Sports Betting And Financial Markets
Financial markets and sports betting markets share numerous features. Both have lots of activities, professional analysts, and vast amounts of information. Also, the way bookmakers' odds continuously shift in the days leading up to games shares a lot in common with evolving stock prices.
However, these markets are distinct in major ways. For starters, sports betting behaviour isn't influenced by macroeconomic factors. Admittedly, the entire sports betting market is subject to the overall economy. Therefore, you can expect fewer people to gamble during an economic recession. However, on a more personal level, what's happening with oil prices or the stock market has very little to do with whether one game will be priced differently than another. Furthermore, the outcome of games in the sports betting market is factual evidence for whether prices were accurate or not.
Understanding Stock Market Strategies
Value and momentum trading are undoubtedly the two most effectively consistent stock market strategies. Value traders fish for underpriced stocks and wait for other investors to catch on. On the other hand, momentum traders search for stocks on the rise, buy them at high prices, and sell them for even higher prices.
Two economic schools of thought have different answers regarding why these strategies are effective. Economists who believe in market efficiency think that prices accurately reflect all available market information. As such, investors can only earn profits by entertaining more risk, and the effects of value and momentum arise from that process. On the other hand, behavioural economists think that value and momentum traders simply identify irrationality in the market. According to them, investors pick out wrongly priced stocks due to human error. Momentum traders simply exploit the idea that winners will continue winning, and value traders zoom in on overlooked aspects of companies.
It was hard to determine which school of thought was right because the stock market's nature makes it challenging to prove one over the other. Indeed, there's no way to determine whether an enterprise's stock price is accurate at any given time.
Tobias Moskowitz, an American financial economist and a Yale School Of Management professor with a longstanding interest in the relationship between sports and economics, conducted a study to test whether sports betting markets have value and momentum effects. To him, it was conclusive that behavioural phenomena were at work if they did. His research found that sports betting contracts had strong momentum effects. This means that bettors typically overprice teams in great form. He also found some decent evidence of value effect: bettors underpricing lesser-known teams. His belief in the behavioural perspective grew stronger than that in market efficiency at the end of the study.

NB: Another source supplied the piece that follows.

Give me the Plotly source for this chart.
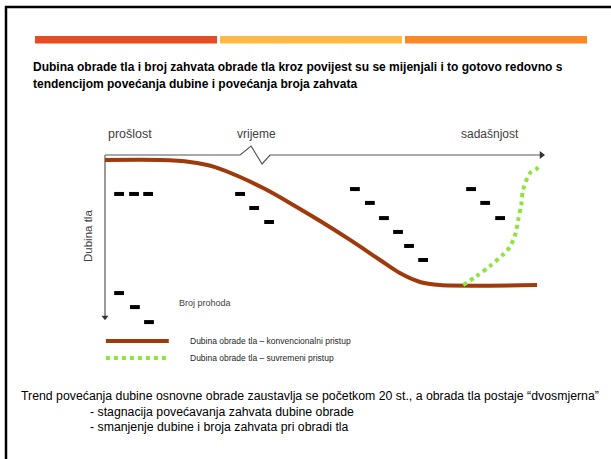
import plotly.graph_objects as go

W, H = 611, 459

# Diagram scale: time 0..100 along the top axis, depth 0..100 downward
T0_PX, T_PX_PER_UNIT = 105, 4.4
D0_PX, D_PX_PER_UNIT = 155, 1.63

# Conventional tillage depth over time
conv_time = [0, 12.5, 19.3, 25.0, 30.7, 36.4, 42.0, 48.9, 55.7, 62.5, 67.0, 71.6, 76.1, 98.2]
conv_depth = [3.1, 3.1, 4.3, 7.4, 13.5, 20.9, 29.4, 40.5, 52.1, 64.4, 72.4, 77.9, 79.8, 79.8]

# Modern (reduced) tillage depth over time
mod_time = [81.4, 84.5, 87.5, 90.4, 92.0, 93.2, 93.9, 94.6, 95.0, 96.6, 98.0, 99.1]
mod_depth = [79.8, 74.2, 68.1, 61.3, 56.4, 49.1, 39.9, 30.7, 21.5, 11.0, 8.6, 6.1]

# Number of passes, shown as short dashes in four eras
passes_time = [3.2, 6.6, 9.8,
               30.7, 33.9, 37.3,
               56.8, 60.2, 63.4, 66.6, 69.1, 72.3,
               83.2, 86.4, 89.8]
passes_depth = [23.9, 23.9, 23.9,
                23.9, 32.5, 41.1,
                20.9, 29.4, 38.7, 47.2, 55.8, 64.4,
                20.9, 29.4, 38.7]

# Key sample for "Broj prohoda"
key_passes_time = [3.2, 6.8, 10.0]
key_passes_depth = [84.7, 93.3, 102.5]

# Time axis with a break mark
axis_time = [0, 30.7, 33.2, 35.7, 37.5, 99.0]
axis_depth = [0, 0, -5.5, 5.5, 0, 0]

BROWN = "#9e3a0b"
GREEN = "#8ee43c"
FONT = "Liberation Sans, Arial, sans-serif"


def px(x):
    return x / W


def py(y):
    return 1 - y / H


fig = go.Figure()

# time axis
fig.add_trace(go.Scatter(x=axis_time, y=axis_depth, mode="lines",
                         line=dict(color="#555555", width=1.2), hoverinfo="skip"))
fig.add_trace(go.Scatter(x=[99.2], y=[0], mode="markers",
                         marker=dict(symbol="triangle-right", size=7, color="#333333"),
                         hoverinfo="skip"))
# depth axis
fig.add_trace(go.Scatter(x=[0, 0], y=[0, 99], mode="lines",
                         line=dict(color="#9a9a9a", width=2), hoverinfo="skip"))
fig.add_trace(go.Scatter(x=[0], y=[99.5], mode="markers",
                         marker=dict(symbol="triangle-down", size=6, color="#333333"),
                         hoverinfo="skip"))

# conventional depth curve
fig.add_trace(go.Scatter(x=conv_time, y=conv_depth, mode="lines",
                         line=dict(color=BROWN, width=4, shape="spline", smoothing=0.8),
                         hoverinfo="skip"))
# modern depth curve
fig.add_trace(go.Scatter(x=mod_time, y=mod_depth, mode="lines",
                         line=dict(color=GREEN, width=4, dash="dot", shape="spline",
                                   smoothing=0.8),
                         hoverinfo="skip"))

# passes
dash_marker = dict(symbol="line-ew", size=7, line=dict(color="black", width=4))
fig.add_trace(go.Scatter(x=passes_time, y=passes_depth, mode="markers",
                         marker=dash_marker, hoverinfo="skip"))
fig.add_trace(go.Scatter(x=key_passes_time, y=key_passes_depth, mode="markers",
                         marker=dash_marker, hoverinfo="skip"))

# key lines
fig.add_trace(go.Scatter(x=[0.2, 14.5], y=[114.1, 114.1], mode="lines",
                         line=dict(color=BROWN, width=4), hoverinfo="skip"))
fig.add_trace(go.Scatter(x=[0.2, 14.5], y=[124.5, 124.5], mode="lines",
                         line=dict(color=GREEN, width=4, dash="dot"), hoverinfo="skip"))

shapes = [
    # slide frame
    dict(type="line", xref="paper", yref="paper", x0=px(5), x1=px(611), y0=py(7), y1=py(7),
         line=dict(color="black", width=2.5)),
    dict(type="line", xref="paper", yref="paper", x0=px(6), x1=px(6), y0=py(6), y1=py(459),
         line=dict(color="black", width=2.5)),
]
bar_spans = [(35, 217, "#e64b24"), (220, 402, "#ffb944"), (405, 587, "#fd8726")]
for x0, x1, c in bar_spans:
    shapes.append(dict(type="rect", xref="paper", yref="paper", x0=px(x0), x1=px(x1),
                       y0=py(43.5), y1=py(36), fillcolor=c, line=dict(width=0)))


def label(text, x, y, size, bold=False, anchor="left", color="#262626", angle=0):
    return dict(text=f"<b>{text}</b>" if bold else text, xref="paper", yref="paper",
                x=px(x), y=py(y), xanchor=anchor, yanchor="middle", showarrow=False,
                textangle=angle, font=dict(family=FONT, size=size, color=color))


annotations = [
    label("Dubina obrade tla i broj zahvata obrade tla kroz povijest su se mijenjali i to gotovo redovno s",
          31, 67, 12, bold=True, color="black"),
    label("tendencijom povećanja dubine i povećanja broja zahvata", 31, 84, 12, bold=True,
          color="black"),
    label("prošlost", 106, 134, 12.5, color="#404040"),
    label("vrijeme", 256, 134, 12, anchor="center", color="#404040"),
    label("sadašnjost", 459, 134, 12, color="#404040"),
    label("Dubina tla", 88, 236, 11.5, anchor="center", color="#404040", angle=-90),
    label("Broj prohoda", 177, 303, 9, color="#404040"),
    label("Dubina obrade tla – konvencionalni pristup", 188, 341, 8.5, color="#262626"),
    label("Dubina obrade tla – suvremeni pristup", 188, 358, 8.5, color="#262626"),
    label("Trend povećanja dubine osnovne obrade zaustavlja se početkom 20 st., a obrada tla postaje “dvosmjerna”",
          19, 396, 12.3, color="black"),
    label("- stagnacija povećavanja zahvata dubine obrade", 88, 412, 12.3, color="black"),
    label("- smanjenje dubine i broja zahvata pri obradi tla", 88, 427, 12.3, color="black"),
]

t_min = (0 - T0_PX) / T_PX_PER_UNIT
t_max = (W - T0_PX) / T_PX_PER_UNIT
d_min = (0 - D0_PX) / D_PX_PER_UNIT
d_max = (H - D0_PX) / D_PX_PER_UNIT

fig.update_layout(
    width=W, height=H, margin=dict(l=0, r=0, t=0, b=0),
    paper_bgcolor="white", plot_bgcolor="white", showlegend=False,
    xaxis=dict(range=[t_min, t_max], domain=[0, 1], visible=False, fixedrange=True),
    yaxis=dict(range=[d_max, d_min], domain=[0, 1], visible=False, fixedrange=True),
    shapes=shapes, annotations=annotations,
)

fig.write_html("out.html", config={"displayModeBar": False})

How Sports Betting Directly Affects Investing
Behavioural finance studies human behaviour and how it results in investment errors like the mispricing of assets. This field's theories suggest that biases and psychological influences fuel investors' financial behaviours.
In a study conducted with Eric Johnson, Richard Thaler, one of the leading figures in the behavioural finance field, concluded that individual investors typically entertained more risk in their investment allocations following prior gains (house money effect). On the other hand, investors adopt a "break-even" behaviour and select riskier investments after prior losses.

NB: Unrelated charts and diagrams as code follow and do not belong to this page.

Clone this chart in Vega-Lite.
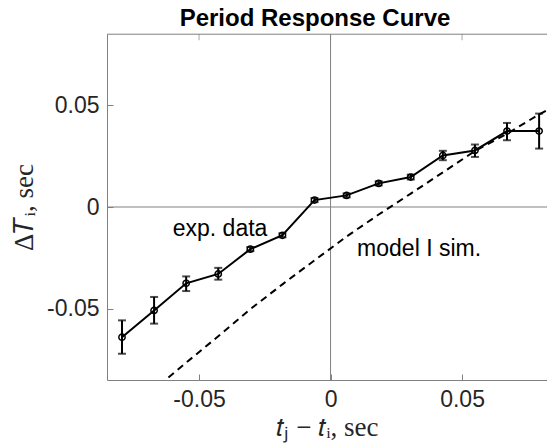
{
  "$schema": "https://vega.github.io/schema/vega-lite/v6.json",
  "width": 440,
  "height": 346,
  "autosize": "none",
  "padding": {"left": 107, "top": 34, "right": 0, "bottom": 66},
  "background": "white",
  "title": {"text": "Period Response Curve", "font": "Liberation Sans", "fontSize": 24, "fontWeight": "bold", "color": "black", "offset": 3, "dx": -12},
  "config": {
    "view": {"stroke": null},
    "axis": {
      "domainColor": "#808080", "tickColor": "#808080", "domainWidth": 1, "tickWidth": 1,
      "labelFont": "Liberation Sans", "labelFontSize": 23, "labelColor": "#262626",
      "titleFont": "Liberation Serif", "titleFontSize": 27, "titleFontWeight": "normal", "titleColor": "#262626",
      "grid": false, "tickSize": -6
    }
  },
  "datasets": {
    "exp": [
      {"x": -0.0793, "y": -0.0640, "ylo": -0.0721, "yhi": -0.0557},
      {"x": -0.0671, "y": -0.0508, "ylo": -0.0573, "yhi": -0.0442},
      {"x": -0.0549, "y": -0.0375, "ylo": -0.0413, "yhi": -0.0341},
      {"x": -0.0427, "y": -0.0329, "ylo": -0.0357, "yhi": -0.0299},
      {"x": -0.0305, "y": -0.0207, "ylo": -0.0217, "yhi": -0.0197},
      {"x": -0.0183, "y": -0.0139, "ylo": -0.0149, "yhi": -0.0129},
      {"x": -0.0061, "y": 0.0034, "ylo": 0.0024, "yhi": 0.0044},
      {"x": 0.0061, "y": 0.0057, "ylo": 0.0047, "yhi": 0.0067},
      {"x": 0.0183, "y": 0.0116, "ylo": 0.0106, "yhi": 0.0126},
      {"x": 0.0305, "y": 0.0147, "ylo": 0.0135, "yhi": 0.0159},
      {"x": 0.0427, "y": 0.0253, "ylo": 0.0230, "yhi": 0.0276},
      {"x": 0.0549, "y": 0.0278, "ylo": 0.0246, "yhi": 0.0307},
      {"x": 0.0671, "y": 0.0373, "ylo": 0.0328, "yhi": 0.0413},
      {"x": 0.0793, "y": 0.0373, "ylo": 0.0287, "yhi": 0.0459}
    ],
    "model": [
      {"x": -0.0793, "y": -0.1024},
      {"x": -0.0671, "y": -0.0896},
      {"x": -0.0549, "y": -0.0765},
      {"x": -0.0427, "y": -0.0635},
      {"x": -0.0305, "y": -0.0502},
      {"x": -0.0183, "y": -0.0380},
      {"x": -0.0061, "y": -0.0262},
      {"x": 0.0061, "y": -0.0145},
      {"x": 0.0183, "y": -0.0037},
      {"x": 0.0305, "y": 0.0066},
      {"x": 0.0427, "y": 0.0170},
      {"x": 0.0549, "y": 0.0275},
      {"x": 0.0671, "y": 0.0360},
      {"x": 0.0793, "y": 0.0455},
      {"x": 0.0915, "y": 0.0540}
    ],
    "zero": [{"v": 0}],
    "frame": [{"v": 0.0849}],
    "topticks": [{"t": -0.05, "v": 0.0849}, {"t": 0, "v": 0.0849}, {"t": 0.05, "v": 0.0849}],
    "labels": [
      {"x": -0.0600, "y": -0.0142, "text": "exp. data"},
      {"x": 0.0101, "y": -0.0240, "text": "model I sim."}
    ]
  },
  "layer": [
    {
      "data": {"name": "zero"},
      "mark": {"type": "rule", "color": "#808080", "strokeWidth": 1},
      "encoding": {"x": {"field": "v", "type": "quantitative", "title": "𝑡ⱼ − 𝑡ᵢ, sec", "scale": {"domain": [-0.085, 0.0823], "nice": false, "zero": false}}}
    },
    {
      "data": {"name": "zero"},
      "mark": {"type": "rule", "color": "#808080", "strokeWidth": 1},
      "encoding": {"y": {"field": "v", "type": "quantitative", "title": "Δ𝑇ᵢ, sec", "scale": {"domain": [-0.085, 0.085], "nice": false, "zero": false}}}
    },
    {
      "data": {"name": "frame"},
      "mark": {"type": "rule", "color": "#808080", "strokeWidth": 1},
      "encoding": {"y": {"field": "v", "type": "quantitative", "title": "Δ𝑇ᵢ, sec"}}
    },
    {
      "data": {"name": "topticks"},
      "mark": {"type": "tick", "color": "#808080", "thickness": 1, "size": 12, "orient": "vertical", "clip": true},
      "encoding": {
        "x": {"field": "t", "type": "quantitative", "title": "𝑡ⱼ − 𝑡ᵢ, sec"},
        "y": {"field": "v", "type": "quantitative", "title": "Δ𝑇ᵢ, sec"}
      }
    },
    {
      "data": {"name": "model"},
      "mark": {"type": "line", "color": "black", "strokeWidth": 2, "strokeDash": [7, 5], "clip": true},
      "encoding": {
        "x": {"field": "x", "type": "quantitative", "title": "𝑡ⱼ − 𝑡ᵢ, sec"},
        "y": {"field": "y", "type": "quantitative", "title": "Δ𝑇ᵢ, sec"}
      }
    },
    {
      "data": {"name": "exp"},
      "mark": {"type": "errorbar", "color": "black", "ticks": {"size": 8, "thickness": 2, "color": "black"}, "rule": {"strokeWidth": 2, "color": "black"}},
      "encoding": {
        "x": {"field": "x", "type": "quantitative", "title": "𝑡ⱼ − 𝑡ᵢ, sec"},
        "y": {"field": "ylo", "type": "quantitative", "title": "Δ𝑇ᵢ, sec"},
        "y2": {"field": "yhi"}
      }
    },
    {
      "data": {"name": "exp"},
      "mark": {"type": "line", "color": "black", "strokeWidth": 2},
      "encoding": {
        "x": {"field": "x", "type": "quantitative", "title": "𝑡ⱼ − 𝑡ᵢ, sec", "axis": {"values": [-0.05, 0, 0.05], "labelPadding": 14, "titlePadding": 3, "labelExpr": "datum.value == 0 ? '0' : (datum.value < 0 ? '-' : '') + format(abs(datum.value), '.2f')"}},
        "y": {"field": "y", "type": "quantitative", "title": "Δ𝑇ᵢ, sec", "axis": {"values": [-0.05, 0, 0.05], "labelPadding": 14, "titlePadding": 8, "labelExpr": "datum.value == 0 ? '0' : (datum.value < 0 ? '-' : '') + format(abs(datum.value), '.2f')"}}
      }
    },
    {
      "data": {"name": "exp"},
      "mark": {"type": "point", "shape": "circle", "filled": false, "color": "black", "size": 40, "strokeWidth": 1.5, "opacity": 1},
      "encoding": {
        "x": {"field": "x", "type": "quantitative", "title": "𝑡ⱼ − 𝑡ᵢ, sec"},
        "y": {"field": "y", "type": "quantitative", "title": "Δ𝑇ᵢ, sec"}
      }
    },
    {
      "data": {"name": "labels"},
      "mark": {"type": "text", "font": "Liberation Sans", "fontSize": 23, "color": "black", "align": "left", "baseline": "alphabetic"},
      "encoding": {
        "x": {"field": "x", "type": "quantitative", "title": "𝑡ⱼ − 𝑡ᵢ, sec"},
        "y": {"field": "y", "type": "quantitative", "title": "Δ𝑇ᵢ, sec"},
        "text": {"field": "text"}
      }
    }
  ]
}
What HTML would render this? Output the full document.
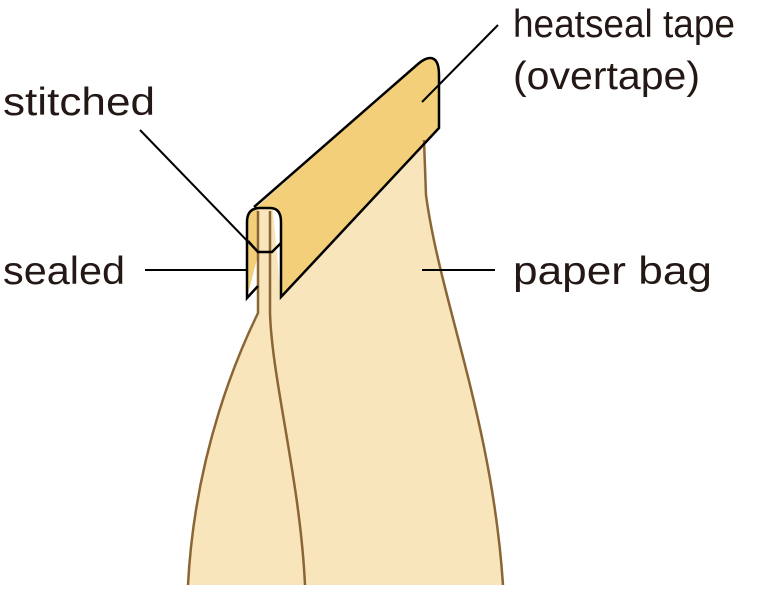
<!DOCTYPE html>
<html><head><meta charset="utf-8"><style>
html,body{margin:0;padding:0;background:#fff;}
svg{display:block;}
text{font-family:"Liberation Sans",sans-serif;font-size:39px;fill:#231815;}
</style></head><body>
<svg width="759" height="589" viewBox="0 0 759 589" xmlns="http://www.w3.org/2000/svg">
<!-- bag fill -->
<path d="M258,240 L258,313 C240,350 195,450 188,585 L503,585 C490,420 440,300 426,200 L424,140 L281,297 L272,200 Z" fill="#f9e5bb"/>
<!-- tape fill -->
<path d="M247,298 L247,222 Q247,208 258,206 L420,62 Q430,56 434,58 Q439,62 439,75 L439,128 L281,297 L281,222 Q281,208 270,208 Z" fill="#f3cf7a"/>
<!-- bag strip visible inside U -->
<rect x="258" y="209" width="12" height="100" fill="#f9e5bb"/>
<path d="M246,300 L258,286 L258,312 L246,312 Z" fill="#fff"/>
<!-- bag outlines -->
<g fill="none" stroke="#8a6535" stroke-width="2.5">
<path d="M258,211 L258,313 C240,350 195,450 188,585"/>
<path d="M270,211 L270,313 C272,380 300,480 305,585"/>
<path d="M424,140 L426,195 C440,300 492,420 503,585"/>
</g>
<!-- tape outline -->
<g stroke="#000" stroke-width="2.5" fill="none" stroke-linejoin="miter">
<path d="M258,286 L247,298 L247,222 Q247,208 260,208 L270,208 Q281,208 281,222 L281,297 L439,128 L439,75 Q439,58 430,58 Q425,58 418,64 L254,207"/>
<path d="M248,241 L258,252 L272,252 L281,243"/>
</g>
<!-- leaders -->
<g stroke="#000" stroke-width="2">
<line x1="140" y1="130" x2="256" y2="250"/>
<line x1="145" y1="270" x2="246" y2="270"/>
<line x1="422" y1="270" x2="495" y2="270"/>
<line x1="422" y1="102" x2="498" y2="25"/>
</g>
<text x="513" y="37" textLength="222" lengthAdjust="spacingAndGlyphs">heatseal tape</text>
<text x="513" y="89" textLength="187" lengthAdjust="spacingAndGlyphs">(overtape)</text>
<text x="3" y="115" textLength="152" lengthAdjust="spacingAndGlyphs">stitched</text>
<text x="3" y="284" textLength="122" lengthAdjust="spacingAndGlyphs">sealed</text>
<text x="513" y="284" textLength="199" lengthAdjust="spacingAndGlyphs">paper bag</text>
</svg>
</body></html>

A study titled "Does what happen in Vegas stay in Vegas? Football gambling and stock market activity" was published in the Journal of Finance and Economics' October 2020 issue. This study was conducted by Robert Van Ness, Justin Cox, and Adam Schwartz. The study acknowledged prior research establishing that the tendency to gamble and invest is correlated and based on socioeconomic clienteles. Ness, Cox, and Schwartz then went on to say that Thaler and Johnson's break-even and house money theories were in line with how gambling sentiment affects stock market trading behaviour, especially for lottery-like stocks. For example, sentiment from winning a football bet creates more positive emotion and causes investors to be more excited. As such, they are less risk-averse and make stock selections more confidently.
To test this hypothesis, they examined whether football betting payouts caused changes in retail investing in lottery-like stocks and over-the-counter (OTC) traded stocks. They used football gambling data from the Action Network. This data has all the betting activity for NFL and NCAA games from 2009 to 2018. These researchers found that:
Betting losses are linked to spikes in retail stock participation, especially for lottery-like stocks. This supports the "break-even" theory that investors leverage lottery-like stocks to try to break even or offset losses suffered during football activity.

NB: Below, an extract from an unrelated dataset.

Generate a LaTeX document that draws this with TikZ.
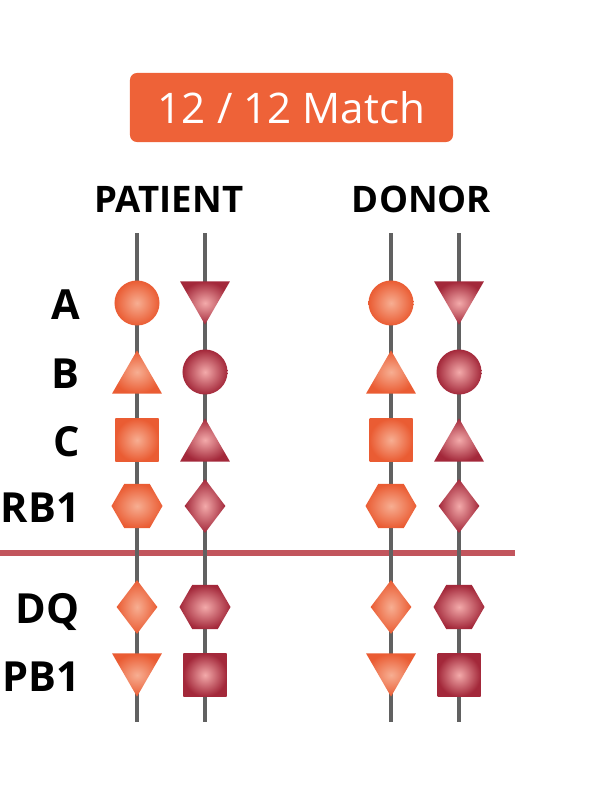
\documentclass[tikz,border=0pt]{standalone}
\usepackage{fontspec}
\setmainfont{Open Sans}
\usetikzlibrary{shapes.geometric}

\definecolor{matchorange}{HTML}{EE6238}
\definecolor{hlaorange}{HTML}{EA5C33}
\definecolor{hlaorangelt}{HTML}{F7AE92}
\definecolor{hlared}{HTML}{A3283A}
\definecolor{hlaredlt}{HTML}{F3AAAA}
\definecolor{chromgray}{HTML}{616161}
\definecolor{splitred}{HTML}{C2555D}

\begin{document}
\begin{tikzpicture}[x=0.025cm, y=-0.025cm,
    allele/.style={inner sep=0pt, draw=none},
    orng/.style={allele, inner color=hlaorangelt, outer color=hlaorange},
    crim/.style={allele, inner color=hlaredlt, outer color=hlared},
    circ/.style={circle, minimum size=1.125cm},
    triup/.style={regular polygon, regular polygon sides=3, minimum size=1.44cm, yshift=-0.18cm},
    tridown/.style={regular polygon, regular polygon sides=3, shape border rotate=180, minimum size=1.44cm, yshift=0.18cm},
    sq/.style={rectangle, minimum size=1.075cm},
    hex/.style={regular polygon, regular polygon sides=6, minimum size=1.275cm},
    dia/.style={diamond, minimum width=1.025cm, minimum height=1.35cm},
    chrom/.style={chromgray, line width=3.5pt},
    locus/.style={font=\bfseries\fontsize{29.5}{29.5}\selectfont, anchor=base east, inner sep=0pt},
    side/.style={font=\bfseries\fontsize{26}{26}\selectfont, anchor=base}]

    \useasboundingbox (0,0) rectangle (598,800);

    % title badge and column headers
    \node[fill=matchorange, rounded corners=5pt, minimum width=8.075cm, minimum height=1.725cm,
          text=white, font=\fontsize{30}{30}\selectfont] (match) at (291.5,107.5) {12 / 12 Match};
    \node[side] (patient) at (169,212) {PATIENT};
    \node[side] (donor) at (421.5,212) {DONOR};

    % class I / class II split
    \coordinate (splitL) at (0,553);
    \coordinate (splitR) at (515,553);
    \draw[splitred, line width=4.3pt] (splitL) -- (splitR);

    % chromosomes
    \coordinate (p1top) at (137,233);
    \coordinate (p1bot) at (137,722);
    \coordinate (p2top) at (205,233);
    \coordinate (p2bot) at (205,722);
    \coordinate (d1top) at (391,233);
    \coordinate (d1bot) at (391,722);
    \coordinate (d2top) at (459,233);
    \coordinate (d2bot) at (459,722);
    \draw[chrom] (p1top) -- (p1bot);
    \draw[chrom] (p2top) -- (p2bot);
    \draw[chrom] (d1top) -- (d1bot);
    \draw[chrom] (d2top) -- (d2bot);

    % loci
    \node[locus] (locA) at (80,319) {A};
    \node[locus] (locB) at (80,388) {B};
    \node[locus] (locC) at (80,456) {C};
    \node[locus] (locRB) at (80,522) {RB1};
    \node[locus] (locDQ) at (80,623) {DQ};
    \node[locus] (locPB) at (80,691) {PB1};

    % patient alleles
    \node[orng, circ] (pA1) at (137,303) {};
    \node[orng, triup] (pB1) at (137,372) {};
    \node[orng, sq] (pC1) at (137,440) {};
    \node[orng, hex] (pRB1) at (137,506) {};
    \node[orng, dia] (pDQ1) at (137,607) {};
    \node[orng, tridown] (pPB1) at (137,675) {};
    \node[crim, tridown] (pA2) at (205,303) {};
    \node[crim, circ] (pB2) at (205,372) {};
    \node[crim, triup] (pC2) at (205,440) {};
    \node[crim, dia] (pRB2) at (205,506) {};
    \node[crim, hex] (pDQ2) at (205,607) {};
    \node[crim, sq] (pPB2) at (205,675) {};

    % donor alleles
    \node[orng, circ] (dA1) at (391,303) {};
    \node[orng, triup] (dB1) at (391,372) {};
    \node[orng, sq] (dC1) at (391,440) {};
    \node[orng, hex] (dRB1) at (391,506) {};
    \node[orng, dia] (dDQ1) at (391,607) {};
    \node[orng, tridown] (dPB1) at (391,675) {};
    \node[crim, tridown] (dA2) at (459,303) {};
    \node[crim, circ] (dB2) at (459,372) {};
    \node[crim, triup] (dC2) at (459,440) {};
    \node[crim, dia] (dRB2) at (459,506) {};
    \node[crim, hex] (dDQ2) at (459,607) {};
    \node[crim, sq] (dPB2) at (459,675) {};
\end{tikzpicture}
\end{document}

Delayed stock market retail trading sentiment influences betting activity. This proves the house money investor behaviour.
Over-the-counter trading activity is higher after football betting losses.
Over-the-counter market activity causes an increase in football betting activity. This supports the house money and break-even theories of behaviour.
Lottery-like stocks are generally not profitable. However, retail investors overweight them in the hopes of hitting the jackpot and recovering their losses irrespective of their unprofitability.